Quite unlike the previous times of silent, empty streets and neighbourhoods, we now have the Internet, 24×7 television news channels, mobiles and social media. These keep us ‘well-connected’, virtually and remotely. Instant chats, photos and greetings are possible. For the past decade, much of our human interactions have actually been about practicing ‘social distancing’. We greet, applaud, complain, laugh and cry in cyber space. Citizen interactions in the physical public sphere have increasingly been taken over by WhatsApp and Facebook groups, Instagram stories, tweet chats, and such other ‘cloudy’ spaces. In these online public spheres, mutual disrespect, abuse, faking, manipulation and threats of violence seem to be the common experience of citizens, in many parts of the world, and more so for us in India.
If we have to learn and exercise citizenship in this time of lockdown, then our capacity to use such virtual spaces needs thorough overhaul. Historically, and even more so today, citizenship is about horizontal relations between citizens; we do have implicit rights and obligations towards each other. We have these towards our families, clans, friends, neighbours, colleagues. Most of us learn such horizontal practices of citizenship when growing up, through our socialisation.
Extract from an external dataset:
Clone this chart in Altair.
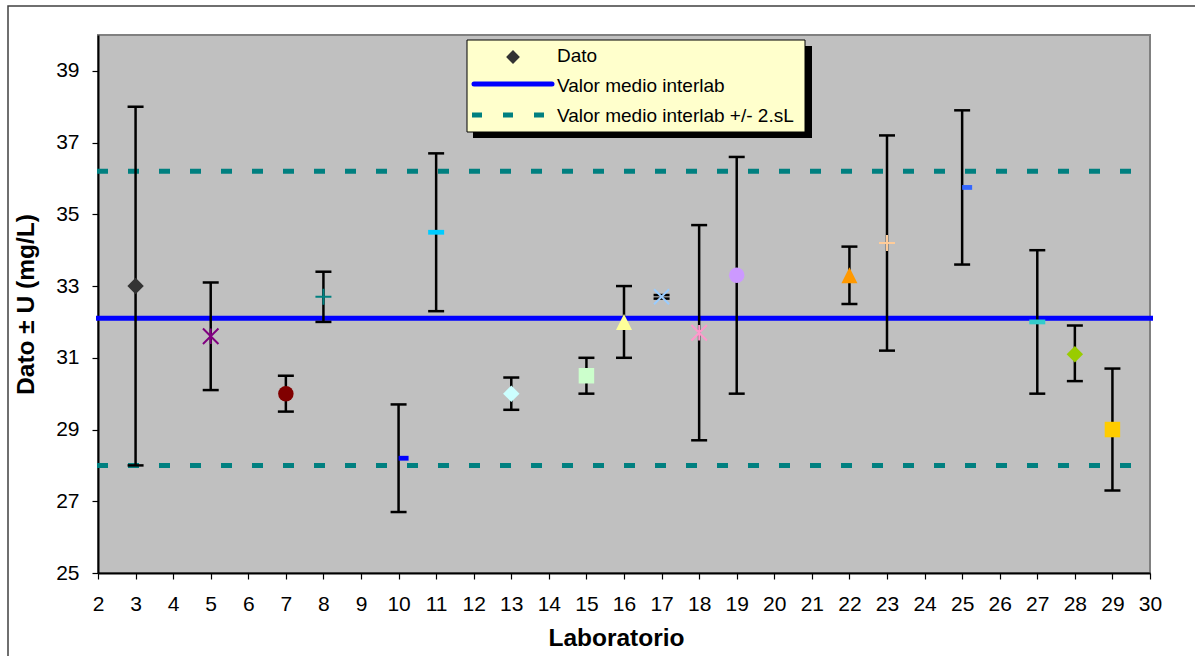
import altair as alt
import pandas as pd

# ---------------- data ----------------
labs = [3, 5, 7, 8, 10, 11, 13, 15, 16, 17, 18, 19, 22, 23, 25, 27, 28, 29]
values = [33.0, 31.6, 30.0, 32.7, 28.2, 34.5, 30.0, 30.5, 32.0, 32.7, 31.7, 33.3, 33.3, 34.2, 35.75, 32.0, 31.1, 29.0]
lower = [28.0, 30.1, 29.5, 32.0, 26.7, 32.3, 29.55, 30.0, 31.0, 32.65, 28.7, 30.0, 32.5, 31.2, 33.6, 30.0, 30.35, 27.3]
upper = [38.0, 33.1, 30.5, 33.4, 29.7, 36.7, 30.45, 31.0, 33.0, 32.75, 34.7, 36.6, 34.1, 37.2, 37.9, 34.0, 31.9, 30.7]
colors = ["#333333", "#800080", "#800000", "#008080", "#0000FF", "#00CCFF", "#CCFFFF", "#CCFFCC",
          "#FFFF99", "#99CCFF", "#FF99CC", "#CC99FF", "#FF9900", "#FFCC99", "#3366FF", "#33CCCC",
          "#99CC00", "#FFCC00"]
markers = ["diamond", "star", "circle", "cross", "halfdash", "dash", "diamond", "square",
           "triangle", "x", "star", "circle", "triangle", "cross", "halfdash", "dash",
           "diamond", "square"]

mean_value = 32.1
limit_values = [28.0, 36.2]

legend_labels = ["Dato", "Valor medio interlab", "Valor medio interlab +/- 2.sL"]
x_title = "Laboratorio"
y_title = "Dato ± U (mg/L)"
x_ticks = list(range(2, 31))
y_ticks = list(range(25, 40, 2))

# ---------------- marker styles ----------------
SHAPES = {
    "diamond": ("M0,-1L1,0L0,1L-1,0Z", 270, True),
    "circle": ("circle", 240, True),
    "square": ("M-1,-1L1,-1L1,1L-1,1Z", 240, True),
    "triangle": ("M0,-1L1,1L-1,1Z", 256, True),
    "dash": ("M-1,-0.3L1,-0.3L1,0.3L-1,0.3Z", 256, True),
    "halfdash": ("M0,-0.3L1.25,-0.3L1.25,0.3L0,0.3Z", 256, True),
    "cross": ("M-1,0L1,0M0,-1L0,1", 256, False),
    "x": ("M-1,-1L1,1M-1,1L1,-1", 225, False),
    "star": ("M-1,-1L1,1M-1,1L1,-1M0,-1L0,1", 240, False),
}

df = pd.DataFrame({"lab": labs, "value": values, "lower": lower, "upper": upper,
                   "color": colors, "marker": markers})
df["shape"] = df["marker"].map(lambda m: SHAPES[m][0])
df["size"] = df["marker"].map(lambda m: SHAPES[m][1])
df["filled"] = df["marker"].map(lambda m: SHAPES[m][2])

lines_df = pd.DataFrame({"value": limit_values})
mean_df = pd.DataFrame({"value": [mean_value]})
one = pd.DataFrame({"k": [0]})

W, H = 1052, 538
FONT = "Liberation Sans"

x_scale = alt.Scale(domain=[2, 30], nice=False, zero=False)
y_scale = alt.Scale(domain=[25, 40], nice=False, zero=False)
x_axis = alt.Axis(values=x_ticks, title=x_title, grid=False, tickSize=6, labelPadding=14,
                  labelFlush=False, labelOverlap=False, labelFont=FONT,
                  labelFontSize=21, titleFontSize=24.5, titleFontWeight="bold", titleFont=FONT,
                  titleX=518, titleY=72, titleBaseline="alphabetic",
                  domainColor="black", tickColor="black", labelColor="black", titleColor="black")
y_axis = alt.Axis(values=y_ticks, title=y_title, grid=False, tickSize=6, labelPadding=13,
                  labelFlush=False, labelOverlap=False, labelFont=FONT,
                  labelFontSize=21, titleFontSize=24.5, titleFontWeight="bold", titleFont=FONT,
                  titleX=-60, titleY=H / 2, titleBaseline="bottom",
                  domainColor="black", tickColor="black", labelColor="black", titleColor="black")


def X(field):
    return alt.X(field, type="quantitative", scale=x_scale, axis=x_axis)


def Y(field):
    return alt.Y(field, type="quantitative", scale=y_scale, axis=y_axis)


base = alt.Chart(df)

mean_line = alt.Chart(mean_df).mark_rule(color="#0000FF", strokeWidth=5).encode(
    y=Y("value"), x=alt.value(-2), x2=alt.value(W + 3))

limit_lines = alt.Chart(lines_df).mark_rule(color="#008080", strokeWidth=5, strokeDash=[11, 20]).encode(
    y=Y("value"), x=alt.value(-1), x2=alt.value(W))

err_bars = base.mark_rule(color="black", strokeWidth=2.5).encode(
    x=X("lab"), y=Y("lower"), y2="upper")
caps_low = base.mark_rule(color="black", strokeWidth=2.5, xOffset=-8, x2Offset=8).encode(
    x=X("lab"), x2="lab", y=Y("lower"))
caps_high = base.mark_rule(color="black", strokeWidth=2.5, xOffset=-8, x2Offset=8).encode(
    x=X("lab"), x2="lab", y=Y("upper"))

filled_pts = base.transform_filter("datum.filled").mark_point(
    filled=True, opacity=1, strokeWidth=0).encode(
    x=X("lab"), y=Y("value"),
    fill=alt.Fill("color:N", scale=None),
    shape=alt.Shape("shape:N", scale=None),
    size=alt.Size("size:Q", scale=None))

stroked_pts = base.transform_filter("!datum.filled").mark_point(
    filled=False, opacity=1, strokeWidth=2).encode(
    x=X("lab"), y=Y("value"),
    stroke=alt.Stroke("color:N", scale=None),
    shape=alt.Shape("shape:N", scale=None),
    size=alt.Size("size:Q", scale=None))

# ---------------- frame and legend ----------------
frame = alt.Chart(one).mark_rect(fill=None, stroke="#404040", strokeWidth=1.5).encode(
    x=alt.value(-90), x2=alt.value(1110), y=alt.value(-29), y2=alt.value(650))

leg_shadow = alt.Chart(one).mark_rect(fill="black").encode(
    x=alt.value(375), x2=alt.value(714), y=alt.value(11), y2=alt.value(103))
leg_box = alt.Chart(one).mark_rect(fill="#FFFFCC", stroke="black", strokeWidth=1).encode(
    x=alt.value(369), x2=alt.value(707), y=alt.value(5), y2=alt.value(97))
leg_sym = alt.Chart(one).mark_point(filled=True, opacity=1, strokeWidth=0, fill="#333333",
                                    shape=SHAPES["diamond"][0], size=190).encode(
    x=alt.value(415), y=alt.value(22))
leg_line = alt.Chart(one).mark_rule(color="#0000FF", strokeWidth=5, strokeCap="round").encode(
    x=alt.value(376), x2=alt.value(454), y=alt.value(49))
leg_dash = alt.Chart(one).mark_rule(color="#008080", strokeWidth=5, strokeDash=[10, 21]).encode(
    x=alt.value(374), x2=alt.value(448), y=alt.value(80))
leg_texts = [
    alt.Chart(one).mark_text(align="left", baseline="alphabetic", fontSize=19, color="black",
                             font=FONT).encode(
        x=alt.value(459), y=alt.value(yy), text=alt.value(lbl))
    for lbl, yy in zip(legend_labels, [27, 57, 87])
]

chart = alt.layer(
    frame, mean_line, limit_lines, err_bars, caps_low, caps_high, filled_pts, stroked_pts,
    leg_shadow, leg_box, leg_sym, leg_line, leg_dash, *leg_texts
).properties(
    width=W, height=H,
    autosize=alt.AutoSizeParams(type="none"),
    padding={"left": 98, "top": 35, "right": 45, "bottom": 83},
    background="white",
).configure(font=FONT).configure_view(
    fill="#C0C0C0", stroke="#808080", strokeWidth=2
).configure_axis(domainWidth=2, tickWidth=1.2)

chart.save("out.html", embed_options={"renderer": "svg", "actions": False})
In times of lockdown, of social distancing, how do we ‘socialise’ to learn these norms and practices of citizenship, when depending on digital means? How can we now ‘re-tool’ our habits, styles, languages and gestures to use virtual public spheres, to practice citizenship, responsibly? How do we claim, re-organise, shape and facilitate open, respectful conversations, dialogues and chats, even if we disagree and differ with each other, about shared concerns and interests in these virtual spaces to make it serve as a social public sphere?
In the lunar New Year beginning today (Vikram Samvat 2077), may we learn to become active citizens during the lockdown too!